- Location: Fauquier County, Virginia
- Coordinates: 38°39′45″N 77°41′34″W﻿ / ﻿38.66250°N 77.69278°W
- Area: 271 acres (110 ha)
- Established: 1959
- Governing body: Virginia Department of Game and Inland Fisheries

= Weston Wildlife Management Area =

Protected area of Virginia, United States

Weston Wildlife Management Area is a 271 acre Wildlife Management Area (WMA) in Fauquier County, Virginia, near the town of Casanova. Although small in size compared to other WMAs in the state, it nevertheless features a variety of habitats, including hardwood forests along Turkey Run. Former tracts of farmland are reverting to cedar thickets, and there are a number of fields around the area as well, divided by well-maintained hedgerows. Turkey Run provides a water supply year-round, and forms the eastern boundary of the property. Within the area's boundaries is a 10 acre parcel of privately owned land.
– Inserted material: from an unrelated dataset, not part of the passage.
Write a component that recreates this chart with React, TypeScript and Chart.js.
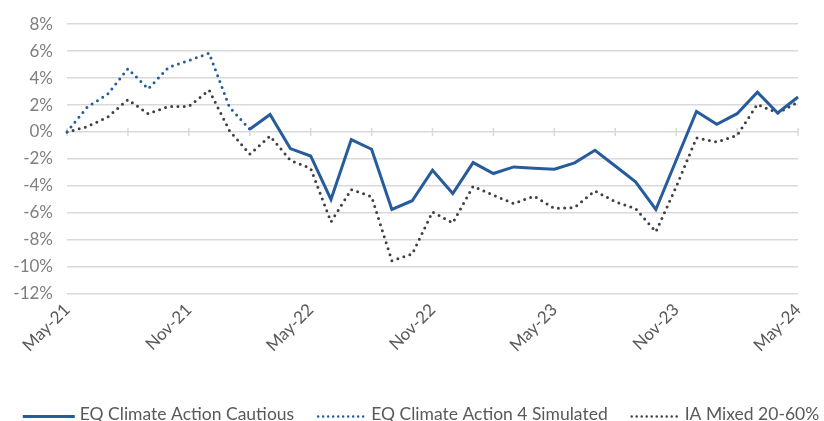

Weston WMA is owned and maintained by the Virginia Department of Game and Inland Fisheries. The area is open to the public for fishing, hiking, horseback riding, and primitive camping. Firearms are not permitted, although a "chase-only" season is available for training hunting hounds. Access for persons 17 years of age or older requires a valid hunting or fishing permit, or a WMA access permit.